### Written exercise
Copy the lines of the data below exactly, starting at the first and stopping after the line that contains "const GL = 147, GW = 480;"; include no pictures.
-------------------------
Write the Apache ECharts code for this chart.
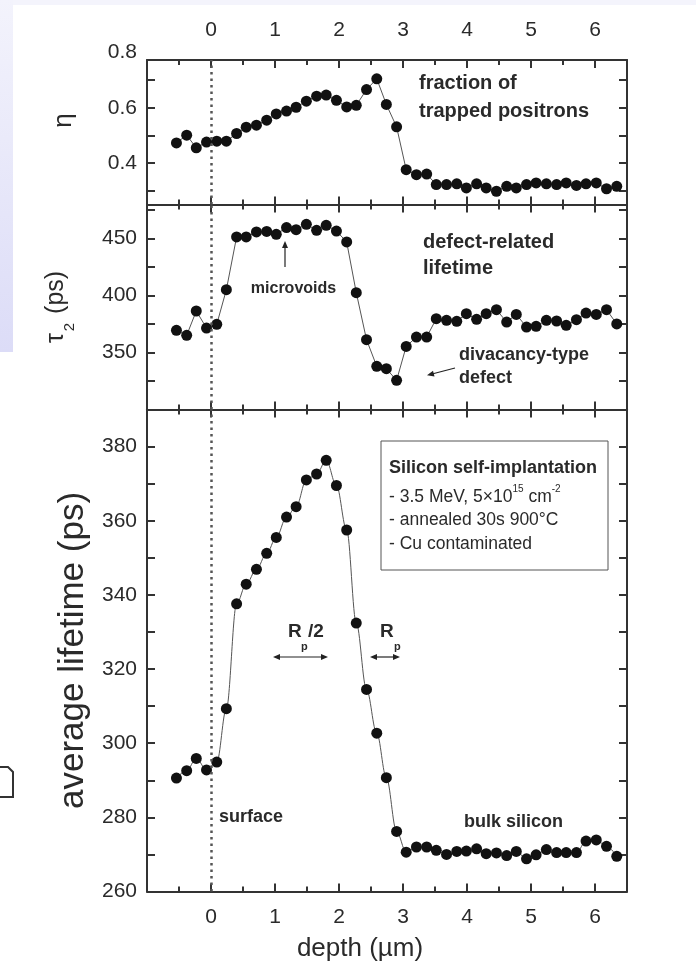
<!DOCTYPE html>
<html><head><meta charset="utf-8">
<script src="https://cdn.jsdelivr.net/npm/echarts@6/dist/echarts.min.js"></script>
<style>html,body{margin:0;padding:0;background:#fff}#c{width:696px;height:967px}</style>
</head><body><div id="c"></div><script>
// ---- data ----
const depth = [-0.54,-0.38,-0.23,-0.07,0.09,0.24,0.40,0.55,0.71,0.87,1.02,1.18,1.33,1.49,1.65,1.80,1.96,2.12,2.27,2.43,2.59,2.74,2.90,3.05,3.21,3.37,3.52,3.68,3.84,3.99,4.15,4.30,4.46,4.62,4.77,4.93,5.08,5.24,5.40,5.55,5.71,5.86,6.02,6.18,6.34];
const eta = [0.473,0.501,0.455,0.476,0.479,0.479,0.507,0.530,0.537,0.555,0.578,0.588,0.602,0.624,0.642,0.646,0.627,0.603,0.609,0.666,0.705,0.612,0.531,0.376,0.358,0.360,0.322,0.322,0.325,0.310,0.325,0.310,0.298,0.316,0.310,0.322,0.328,0.325,0.322,0.328,0.319,0.325,0.328,0.307,0.316];
const tau2 = [369.5,365.1,386.5,371.5,374.8,405.2,451.5,451.5,455.9,456.4,453.8,459.7,457.9,462.6,457.3,461.7,456.7,447.1,402.6,361.3,337.9,335.8,325.6,355.4,363.6,363.6,379.7,378.3,377.4,384.1,379.2,384.1,387.6,376.8,383.5,372.4,373.0,378.3,377.7,373.9,378.9,384.7,383.5,387.6,375.1];
const avgLifetime = [290.6,292.6,295.9,292.8,294.9,309.3,337.6,342.9,346.9,351.2,355.5,361.0,363.8,371.0,372.6,376.3,369.5,357.5,332.4,314.5,302.7,290.7,276.2,270.6,272.0,272.0,271.1,270.0,270.8,270.9,271.5,270.2,270.4,269.7,270.8,268.8,269.9,271.3,270.5,270.5,270.5,273.6,273.9,272.2,269.5];
const xMajorTicks = [0,1,2,3,4,5,6];
const xMinorTicks = [-0.5,0.5,1.5,2.5,3.5,4.5,5.5];
const etaTicks = [0.3,0.4,0.5,0.6,0.7];
const etaLabels = [0.4,0.6,0.8];
const tauTicks = [325,350,375,400,425,450,475];
const tauLabels = [350,400,450];
const avgTicks = [270,280,290,300,310,320,330,340,350,360,370,380];
const avgLabels = [260,280,300,320,340,360,380];

// ---- styling ----
const FONT = "'Liberation Sans', Arial, Helvetica, sans-serif";
const INK = '#2a2a2a';
const FRAME = {color:'#333', width:2};
const XMIN = -1, XMAX = 6.5;
const GL = 147, GW = 480;

const grids = [
  {left:GL, width:GW, top:60, height:144.5},     // panel 1 (frame + data)
  {left:GL, width:GW, top:52.5, height:152},     // panel 1 label scale (reaches 0.8)
  {left:GL, width:GW, top:204.5, height:205},    // panel 2
  {left:GL, width:GW, top:409.5, height:482}     // panel 3
];

function xAx(grid, pos, ticks, len, line, labels, extra) {
  return Object.assign({
    type:'value', gridIndex:grid, position:pos, min:XMIN, max:XMAX,
    axisLine:{show:line, onZero:false, lineStyle:FRAME},
    axisTick:{show:true, inside:true, length:len, customValues:ticks, lineStyle:FRAME},
    axisLabel: labels ? {show:true, customValues:labels, formatter:v=>String(v), color:INK, fontSize:21, fontFamily:FONT, margin: pos==='top'?19:15}
                      : {show:false},
    splitLine:{show:false}
  }, extra||{});
}
function panelX(grid, topLabels, bottomLabels, extraBottom) {
  return [
    xAx(grid,'top',xMajorTicks,8,true,topLabels),
    xAx(grid,'top',xMinorTicks,5,false,null),
    xAx(grid,'bottom',xMajorTicks,8,true,bottomLabels,extraBottom),
    xAx(grid,'bottom',xMinorTicks,5,false,null)
  ];
}
const xAxes = [].concat(
  panelX(0,xMajorTicks,null),
  [{type:'value', gridIndex:1, min:XMIN, max:XMAX, show:false, axisLine:{onZero:false}}],
  panelX(2,null,null),
  panelX(3,null,xMajorTicks,{name:'depth (\u00b5m)', nameLocation:'middle', nameGap:44,
     nameTextStyle:{color:INK, fontSize:26, fontFamily:FONT, padding:[0,54,0,0]}})
);

function yAx(grid, pos, min, max, ticks, labels, fmt, line, extra) {
  return Object.assign({
    type:'value', gridIndex:grid, position:pos, min:min, max:max,
    axisLine:{show:line, onZero:false, lineStyle:FRAME},
    axisTick: ticks ? {show:true, inside:true, length:8, customValues:ticks, lineStyle:FRAME} : {show:false},
    axisLabel: labels ? {show:true, customValues:labels, formatter:fmt, color:INK, fontSize:21, fontFamily:FONT, margin:10}
                      : {show:false},
    splitLine:{show:false}
  }, extra||{});
}
const yAxes = [
  yAx(0,'left',0.25,0.773,etaTicks,null,null,true),
  yAx(0,'right',0.25,0.773,etaTicks,null,null,true),
  yAx(1,'left',0.25,0.8,null,etaLabels,v=>v.toFixed(1),false,
      {name:'\u03b7', nameLocation:'middle', nameGap:70, nameTextStyle:{color:INK, fontSize:26, fontFamily:FONT, padding:[0,0,0,16]}}),
  yAx(2,'left',300,480,tauTicks,tauLabels,v=>String(v),true,
      {name:'{t|\u03c4}{s|2}{t| (ps)}', nameLocation:'middle', nameGap:76,
       nameTextStyle:{color:INK, fontFamily:FONT, rich:{t:{fontSize:25, color:INK, fontFamily:FONT, lineHeight:30, verticalAlign:'middle'}, s:{fontSize:15, color:INK, fontFamily:FONT, lineHeight:30, verticalAlign:'bottom', padding:[0,2,-6,2]}}}}),
  yAx(2,'right',300,480,tauTicks,null,null,true),
  yAx(3,'left',260,390,avgTicks,avgLabels,v=>String(v),true,
      {name:'average lifetime (ps)', nameLocation:'middle', nameGap:56, nameTextStyle:{color:INK, fontSize:35, fontFamily:FONT}}),
  yAx(3,'right',260,390,avgTicks,null,null,true)
];

const zeroLine = {silent:true, symbol:['none','none'], label:{show:false}, animation:false,
  lineStyle:{type:[2.5,4], color:'#555', width:2.5, opacity:1}, emphasis:{disabled:true}, data:[{xAxis:0}]};
function ser(xi, yi, vals, smooth) {
  return {type:'line', xAxisIndex:xi, yAxisIndex:yi, data:depth.map((d,i)=>[d, vals[i]]),
    symbol:'circle', symbolSize:11, itemStyle:{color:'#111'}, lineStyle:{color:'#555', width:1},
    smooth: smooth||false, smoothMonotone: smooth ? 'x' : undefined, markLine:zeroLine, z:3};
}

// ---- annotations ----
const B = 'bold';
function txt(x, y, s, size, weight, align) {
  return {type:'text', x:x, y:y, z:10, style:{text:s, fill:INK, fontSize:size, fontWeight:weight||'normal',
    fontFamily:FONT, textAlign:align||'left', textVerticalAlign:'middle'}};
}
function seg(x1,y1,x2,y2){ return {type:'line', z:10, shape:{x1:x1,y1:y1,x2:x2,y2:y2}, style:{stroke:'#222', lineWidth:1.2}}; }
function head(x, y, dx, dy) { // arrow head at (x,y) pointing along (dx,dy)
  const L = Math.hypot(dx,dy), ux = dx/L, uy = dy/L, s = 7, w = 3;
  return {type:'polygon', z:10, shape:{points:[[x,y],[x-ux*s-uy*w, y-uy*s+ux*w],[x-ux*s+uy*w, y-uy*s-ux*w]]}, style:{fill:'#222'}};
}
const graphics = [
  {type:'rect', z:-1, shape:{x:0,y:0,width:696,height:5}, style:{fill:'#f4f4fc'}},
  {type:'rect', z:-1, shape:{x:0,y:0,width:13,height:352}, style:{fill:new echarts.graphic.LinearGradient(0,0,0,1,[{offset:0,color:'#f3f3fc'},{offset:1,color:'#dcdcf7'}])}},
  {type:'polyline', z:10, shape:{points:[[0,767],[8,767],[13,772],[13,797],[0,797]]}, style:{stroke:'#333', lineWidth:2, fill:null}},
  txt(419, 83, 'fraction of', 20, B),
  txt(419, 111, 'trapped positrons', 20, B),
  txt(423, 242, 'defect-related', 20, B),
  txt(423, 268, 'lifetime', 20, B),
  txt(293.5, 289, 'microvoids', 16, B, 'center'),
  seg(285, 267, 285, 246), head(285, 241, 0, -1),
  txt(459, 355, 'divacancy-type', 18, B),
  txt(459, 378, 'defect', 18, B),
  seg(455, 368, 432, 374), head(427, 375.3, -23, 6),
  {type:'rect', z:9, shape:{x:381, y:441, width:227, height:129}, style:{stroke:'#555', lineWidth:1, fill:'#fff'}},
  txt(389, 468, 'Silicon self-implantation', 18, B),
  {type:'text', x:389, y:495, z:10, style:{text:'{a|- 3.5 MeV, 5\u00d710}{u|15}{a| cm}{u|-2}', fill:INK, fontFamily:FONT, textVerticalAlign:'middle',
     rich:{a:{fontSize:17.5, fill:INK, fontFamily:FONT, lineHeight:22, verticalAlign:'bottom'}, u:{fontSize:10, fill:INK, fontFamily:FONT, lineHeight:22, verticalAlign:'top'}}}},
  txt(389, 520, '- annealed 30s 900\u00b0C', 17.5),
  txt(389, 544, '- Cu contaminated', 17.5),
  txt(288, 632, 'R', 19, B), txt(301, 647, 'p', 11, B), txt(308, 632, '/2', 19, B),
  seg(278, 657, 323, 657), head(273, 657, -1, 0), head(328, 657, 1, 0),
  txt(380, 632, 'R', 19, B), txt(394, 647, 'p', 11, B),
  seg(375, 657, 395, 657), head(370, 657, -1, 0), head(400, 657, 1, 0),
  txt(219, 817, 'surface', 18, B),
  txt(464, 822, 'bulk silicon', 18, B)
];

const chart = echarts.init(document.getElementById('c'), null, {renderer:'canvas'});
chart.setOption({
  backgroundColor:'#fff',
  animation:false,
  textStyle:{fontFamily:FONT},
  grid: grids,
  xAxis: xAxes,
  yAxis: yAxes,
  series: [
    ser(0, 0, eta),
    ser(5, 3, tau2),
    ser(9, 5, avgLifetime, 0.35)
  ],
  graphic: graphics
});
</script></body></html>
-------------------------
### Response for this exercise
Write the Apache ECharts code for this chart.
<!DOCTYPE html>
<html><head><meta charset="utf-8">
<script src="https://cdn.jsdelivr.net/npm/echarts@6/dist/echarts.min.js"></script>
<style>html,body{margin:0;padding:0;background:#fff}#c{width:696px;height:967px}</style>
</head><body><div id="c"></div><script>
// ---- data ----
const depth = [-0.54,-0.38,-0.23,-0.07,0.09,0.24,0.40,0.55,0.71,0.87,1.02,1.18,1.33,1.49,1.65,1.80,1.96,2.12,2.27,2.43,2.59,2.74,2.90,3.05,3.21,3.37,3.52,3.68,3.84,3.99,4.15,4.30,4.46,4.62,4.77,4.93,5.08,5.24,5.40,5.55,5.71,5.86,6.02,6.18,6.34];
const eta = [0.473,0.501,0.455,0.476,0.479,0.479,0.507,0.530,0.537,0.555,0.578,0.588,0.602,0.624,0.642,0.646,0.627,0.603,0.609,0.666,0.705,0.612,0.531,0.376,0.358,0.360,0.322,0.322,0.325,0.310,0.325,0.310,0.298,0.316,0.310,0.322,0.328,0.325,0.322,0.328,0.319,0.325,0.328,0.307,0.316];
const tau2 = [369.5,365.1,386.5,371.5,374.8,405.2,451.5,451.5,455.9,456.4,453.8,459.7,457.9,462.6,457.3,461.7,456.7,447.1,402.6,361.3,337.9,335.8,325.6,355.4,363.6,363.6,379.7,378.3,377.4,384.1,379.2,384.1,387.6,376.8,383.5,372.4,373.0,378.3,377.7,373.9,378.9,384.7,383.5,387.6,375.1];
const avgLifetime = [290.6,292.6,295.9,292.8,294.9,309.3,337.6,342.9,346.9,351.2,355.5,361.0,363.8,371.0,372.6,376.3,369.5,357.5,332.4,314.5,302.7,290.7,276.2,270.6,272.0,272.0,271.1,270.0,270.8,270.9,271.5,270.2,270.4,269.7,270.8,268.8,269.9,271.3,270.5,270.5,270.5,273.6,273.9,272.2,269.5];
const xMajorTicks = [0,1,2,3,4,5,6];
const xMinorTicks = [-0.5,0.5,1.5,2.5,3.5,4.5,5.5];
const etaTicks = [0.3,0.4,0.5,0.6,0.7];
const etaLabels = [0.4,0.6,0.8];
const tauTicks = [325,350,375,400,425,450,475];
const tauLabels = [350,400,450];
const avgTicks = [270,280,290,300,310,320,330,340,350,360,370,380];
const avgLabels = [260,280,300,320,340,360,380];

// ---- styling ----
const FONT = "'Liberation Sans', Arial, Helvetica, sans-serif";
const INK = '#2a2a2a';
const FRAME = {color:'#333', width:2};
const XMIN = -1, XMAX = 6.5;
const GL = 147, GW = 480;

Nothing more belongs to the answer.